La question de la décentralisation a un aspect interne et un autre externe. « L’union européenne est (…) en faveur de la décentralisation prévue par la constitution congolaise, la Banque mondiale est contre. » (Lire l’entretien déjà cité) Dépendants à plus de 50% du budget des IFI et ayant moult difficultés à rétrocéder les 40% de recettes produites par les provinces aux provinces, les gouvernants actuels estimeraient qu’il serait réalistes de s’en tenir aux 11 provinces actuelles.
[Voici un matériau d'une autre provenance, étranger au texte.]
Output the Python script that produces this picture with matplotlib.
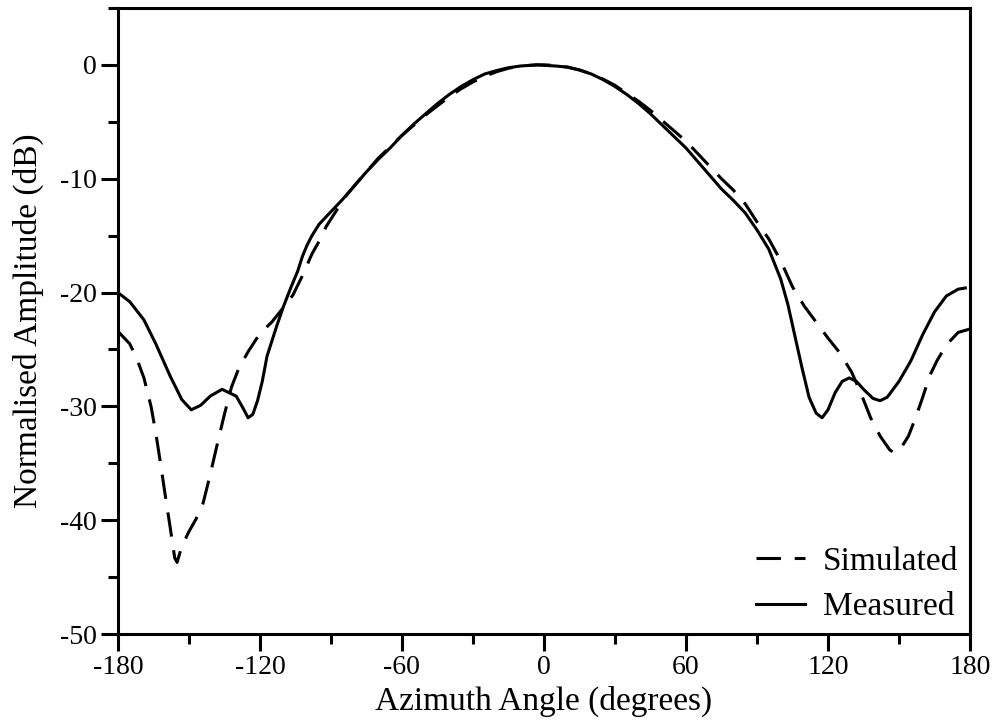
import matplotlib
matplotlib.use("Agg")
import matplotlib.pyplot as plt
from matplotlib.ticker import MultipleLocator

plt.rcParams['font.family'] = ['Liberation Serif', 'DejaVu Serif']

meas_deg = [-180, -175, -169, -164, -158, -153, -149, -145, -141, -136, -130, -127, -125, -123, -121, -119, -117, -113, -110, -107,
            -104, -102, -100, -98, -95, -90, -85, -80, -75, -70, -65, -60, -55, -50, -45, -40, -35, -30, -25, -20,
            -15, -10, -3, 5, 10, 15, 20, 25, 30, 35, 40, 45, 50, 55, 60, 65, 70, 75, 80, 85,
            90, 95, 100, 103, 106, 109, 112, 115, 117.5, 120, 123, 126, 129, 132, 135, 139, 142, 145, 150, 155,
            160, 165, 170, 175, 178]
meas_db = [-20.0, -20.8, -22.4, -24.5, -27.3, -29.4, -30.3, -29.9, -29.1, -28.5, -29.1, -30.2, -31.0, -30.7, -29.5, -27.8, -25.6, -23.0, -21.2, -19.6,
           -18.1, -16.8, -15.8, -15.0, -14.0, -12.9, -11.8, -10.6, -9.4, -8.3, -7.3, -6.2, -5.2, -4.3, -3.4, -2.6, -1.9, -1.3, -0.8, -0.5,
           -0.25, -0.1, 0.0, -0.1, -0.2, -0.45, -0.8, -1.3, -1.9, -2.6, -3.4, -4.3, -5.3, -6.3, -7.3, -8.5, -9.7, -10.9, -11.9, -13.0,
           -14.5, -16.2, -18.8, -21.0, -23.8, -26.6, -29.2, -30.6, -31.0, -30.3, -28.8, -27.8, -27.5, -27.8, -28.5, -29.3, -29.5, -29.2, -27.8, -26.0,
           -23.7, -21.7, -20.3, -19.7, -19.6]

sim_deg = [-180, -175, -172, -169, -166, -164, -162, -160, -158, -156, -155, -153, -150, -147, -144, -141, -138, -135, -132, -129,
           -125, -120, -115, -110, -106, -102, -98, -95, -92, -88, -84, -80, -75, -70, -65, -60, -55, -50, -45, -40,
           -35, -30, -25, -20, -15, -10, -3, 0, 5, 10, 15, 20, 25, 30, 35, 40, 45, 50, 55, 60,
           65, 70, 75, 80, 85, 90, 95, 100, 105, 110, 115, 120, 125, 130, 134, 138, 142, 146, 148, 151,
           154, 157, 160, 163, 166, 170, 175, 180]
sim_db = [-23.4, -24.5, -25.8, -27.5, -30.0, -32.3, -35.0, -37.8, -40.5, -43.3, -43.7, -42.3, -41.0, -39.9, -38.5, -36.0, -33.3, -30.7, -28.3, -26.7,
          -25.2, -23.6, -22.6, -21.3, -20.2, -18.5, -16.6, -15.5, -14.2, -12.9, -11.6, -10.6, -9.4, -8.2, -7.2, -6.2, -5.3, -4.4, -3.6, -2.8,
          -2.1, -1.5, -1.0, -0.6, -0.3, -0.1, 0.0, 0.0, -0.05, -0.2, -0.45, -0.8, -1.25, -1.8, -2.5, -3.2, -4.0, -4.9, -5.8, -6.7,
          -7.8, -8.9, -10.0, -11.0, -12.2, -13.8, -15.3, -17.2, -19.5, -21.2, -22.6, -24.0, -25.3, -27.0, -28.9, -31.0, -32.6, -33.8, -34.1, -33.6,
          -32.6, -31.0, -29.2, -27.3, -26.0, -24.6, -23.5, -23.2]

xticks = [-180, -120, -60, 0, 60, 120, 180]
yticks = [-50, -40, -30, -20, -10, 0]

fig = plt.figure(figsize=(9.99, 7.23), dpi=100)
ax = fig.add_axes([0.118, 0.123, 0.853, 0.866])

lw = 2.2
ax.plot(sim_deg, sim_db, color='black', lw=lw, linestyle=(0, (8, 4.5)), label='Simulated')
ax.plot(meas_deg, meas_db, color='black', lw=lw, linestyle='-', label='Measured')

ax.set_xlim(-180, 180)
ax.set_ylim(-50, 5)
ax.set_xticks(xticks)
ax.set_xticklabels([str(t) for t in xticks])
ax.set_yticks(yticks)
ax.set_yticklabels([str(t) for t in yticks])
ax.xaxis.set_minor_locator(MultipleLocator(30))
ax.yaxis.set_minor_locator(MultipleLocator(5))
ax.tick_params(which='major', direction='out', length=12, width=2.2, labelsize=20, pad=3)
ax.tick_params(which='minor', direction='out', length=7, width=2.2)
ax.tick_params(top=False, right=False, which='both')
for s in ax.spines.values():
    s.set_linewidth(2.2)

ax.set_xlabel('Azimuth Angle (degrees)', fontsize=24, labelpad=4)
ax.set_ylabel('Normalised Amplitude (dB)', fontsize=24, labelpad=12)

leg = ax.legend(loc='lower right', frameon=False, fontsize=24, handlelength=1.45,
                handletextpad=0.55, labelspacing=0.45, borderaxespad=0.05,
                borderpad=0.3)

fig.savefig('out.png', dpi=100)
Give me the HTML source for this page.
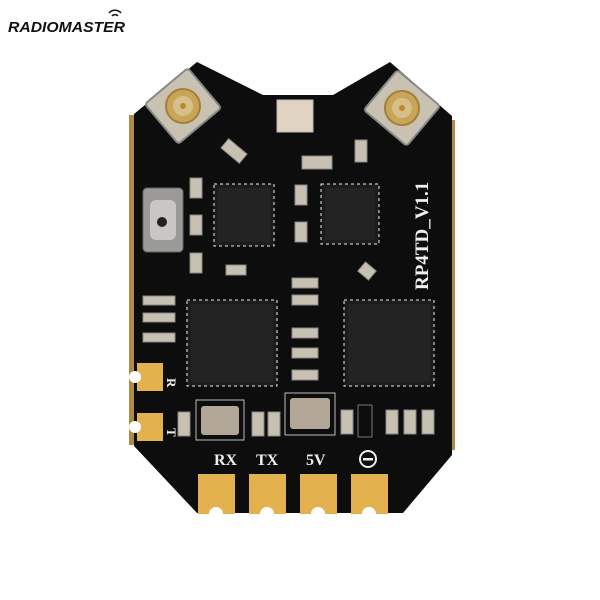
<!DOCTYPE html>
<html><head><style>
html,body{margin:0;padding:0;background:#fff;}
svg{display:block;}
</style></head><body>
<svg width="600" height="600" viewBox="0 0 600 600" xmlns="http://www.w3.org/2000/svg">
<rect width="600" height="600" fill="#fff"/>
<!-- logo -->
<text x="8" y="32" font-family="Liberation Sans, sans-serif" font-weight="bold" font-style="italic" font-size="15" textLength="117" lengthAdjust="spacingAndGlyphs" fill="#111">RADIOMASTER</text>
<g fill="none" stroke="#111" stroke-width="1.5">
<path d="M112 16 a4 4 0 0 1 6 0"/><path d="M109 13 a8 8 0 0 1 12 0"/>
</g>
<!-- gold edge castellations -->
<rect x="129" y="115" width="8" height="330" fill="#b08a45"/>
<rect x="448" y="120" width="7" height="330" fill="#b08a45"/>
<!-- board -->
<path d="M134 114 L197 62 L263 95 L333 95 L390 62 L452 116 L452 455 L403 513 L197 513 L134 446 Z" fill="#0d0d0d"/>
<!-- antenna connectors -->
<g transform="rotate(-40 183 106)">
<rect x="155" y="80" width="56" height="52" rx="3" fill="#c9c2b2" stroke="#888" stroke-width="2"/>
<circle cx="183" cy="106" r="17" fill="#c9a55a" stroke="#a47f36" stroke-width="2"/>
<circle cx="183" cy="106" r="10" fill="#d7bf8a"/>
<circle cx="183" cy="106" r="3" fill="#b8892d"/>
</g>
<g transform="rotate(40 402 108)">
<rect x="374" y="82" width="56" height="52" rx="3" fill="#c9c2b2" stroke="#888" stroke-width="2"/>
<circle cx="402" cy="108" r="17" fill="#c9a55a" stroke="#a47f36" stroke-width="2"/>
<circle cx="402" cy="108" r="10" fill="#d7bf8a"/>
<circle cx="402" cy="108" r="3" fill="#b8892d"/>
</g>
<!-- LED top -->
<rect x="277" y="100" width="36" height="32" fill="#e0d3c2" stroke="#bbb"/>
<!-- small passives -->
<g fill="#c8c0b0" stroke="#888" stroke-width="1">
<rect x="222" y="145" width="24" height="12" transform="rotate(40 234 151)"/>
<rect x="302" y="156" width="30" height="13"/>
<rect x="355" y="140" width="12" height="22"/>
<rect x="190" y="178" width="12" height="20"/><rect x="190" y="215" width="12" height="20"/><rect x="190" y="253" width="12" height="20"/>
<rect x="295" y="185" width="12" height="20"/><rect x="295" y="222" width="12" height="20"/>
<rect x="226" y="265" width="20" height="10"/>
<rect x="360" y="265" width="14" height="12" transform="rotate(40 367 271)"/>
<rect x="292" y="278" width="26" height="10"/><rect x="292" y="295" width="26" height="10"/>
<rect x="292" y="328" width="26" height="10"/><rect x="292" y="348" width="26" height="10"/><rect x="292" y="370" width="26" height="10"/>
<rect x="143" y="296" width="32" height="9"/><rect x="143" y="313" width="32" height="9"/><rect x="143" y="333" width="32" height="9"/>
<rect x="178" y="412" width="12" height="24"/><rect x="252" y="412" width="12" height="24"/><rect x="268" y="412" width="12" height="24"/>
<rect x="341" y="410" width="12" height="24"/><rect x="386" y="410" width="12" height="24"/><rect x="404" y="410" width="12" height="24"/><rect x="422" y="410" width="12" height="24"/>
</g>
<rect x="358" y="405" width="14" height="32" fill="none" stroke="#777"/>
<!-- button -->
<rect x="143" y="188" width="40" height="64" rx="4" fill="#9b9a97" stroke="#666"/>
<rect x="150" y="200" width="26" height="40" rx="6" fill="#c8c7c3"/>
<circle cx="162" cy="222" r="5" fill="#222"/>
<!-- QFN chips -->
<g fill="#1c1c1c" stroke="#eee" stroke-width="1" stroke-dasharray="3 3">
<rect x="214" y="184" width="60" height="62"/>
<rect x="321" y="184" width="58" height="60"/>
<rect x="187" y="300" width="90" height="86"/>
<rect x="344" y="300" width="90" height="86"/>
</g>
<g fill="#232323">
<rect x="218" y="188" width="52" height="54"/><rect x="325" y="188" width="50" height="52"/>
<rect x="191" y="304" width="82" height="78"/><rect x="348" y="304" width="82" height="78"/>
</g>
<!-- crystals -->
<rect x="196" y="400" width="48" height="40" fill="none" stroke="#bbb"/>
<rect x="201" y="406" width="38" height="29" rx="3" fill="#b2a796"/>
<rect x="285" y="393" width="50" height="42" fill="none" stroke="#bbb"/>
<rect x="290" y="398" width="40" height="31" rx="3" fill="#b2a796"/>
<!-- side pads -->
<rect x="137" y="363" width="26" height="28" fill="#e3b24e"/>
<rect x="137" y="413" width="26" height="28" fill="#e3b24e"/>
<circle cx="135" cy="377" r="6" fill="#fff"/><circle cx="135" cy="427" r="6" fill="#fff"/>
<g font-family="Liberation Serif, serif" font-weight="bold" fill="#eee">
<text x="172" y="383" font-size="13" transform="rotate(90 172 378)">R</text>
<text x="172" y="433" font-size="13" transform="rotate(90 172 428)">T</text>
<text x="214" y="465" font-size="16">RX</text>
<text x="256" y="465" font-size="16">TX</text>
<text x="306" y="465" font-size="16">5V</text>
<text x="428" y="290" font-size="19" transform="rotate(-90 428 290)">RP4TD_V1.1</text>
</g>
<circle cx="368" cy="459" r="8" fill="none" stroke="#eee" stroke-width="2"/>
<rect x="363" y="458" width="10" height="2.5" fill="#eee"/>
<!-- bottom pads -->
<g fill="#e3b24e">
<rect x="198" y="474" width="37" height="40"/><rect x="249" y="474" width="37" height="40"/>
<rect x="300" y="474" width="37" height="40"/><rect x="351" y="474" width="37" height="40"/>
</g>
<g fill="#fff">
<circle cx="216" cy="514" r="7"/><circle cx="267" cy="514" r="7"/><circle cx="318" cy="514" r="7"/><circle cx="369" cy="514" r="7"/>
</g>
</svg>
</body></html>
Pour les Congolais et les Congolaises éveillés, l’étonnement de certains compatriotes eu égard au projet de la révision de la Constitution étonne. Cela pour une raison simple. Ces compatriotes n’ont pas encore compris que les gouvernants actuels, toutes tendances confondues, participent du plan d’occupation du Congo et qu’ils ne peuvent rien faire pour desserrer l’étau. Et qu’ils n’ont jamais eu, dans leur course au pouvoir, le souci de partager les valeurs démocratiques. Plusieurs livres témoignent aujourd’hui de la haine des gouvernants actuels pour la démocratie. Les plus sceptiques d’entre nous peuvent aller lire Guerre et droits de l’homme en République Démocratique du Congo. Regard du Groupe Justice et Libération, Paris, L’Harmattan, 2009. Hélas ! Comme plusieurs de nos compatriotes ne lisent plus, ils s’étonnent de tout. Maîtriser le savoir-lire, le savoir-écrire et le savoir-parler comme instruments politiques par excellence nous sera indispensable pour l’avènement d’un autre leadership chez nous. Tel est l’un des défis qui devrait nous mobiliser davantage.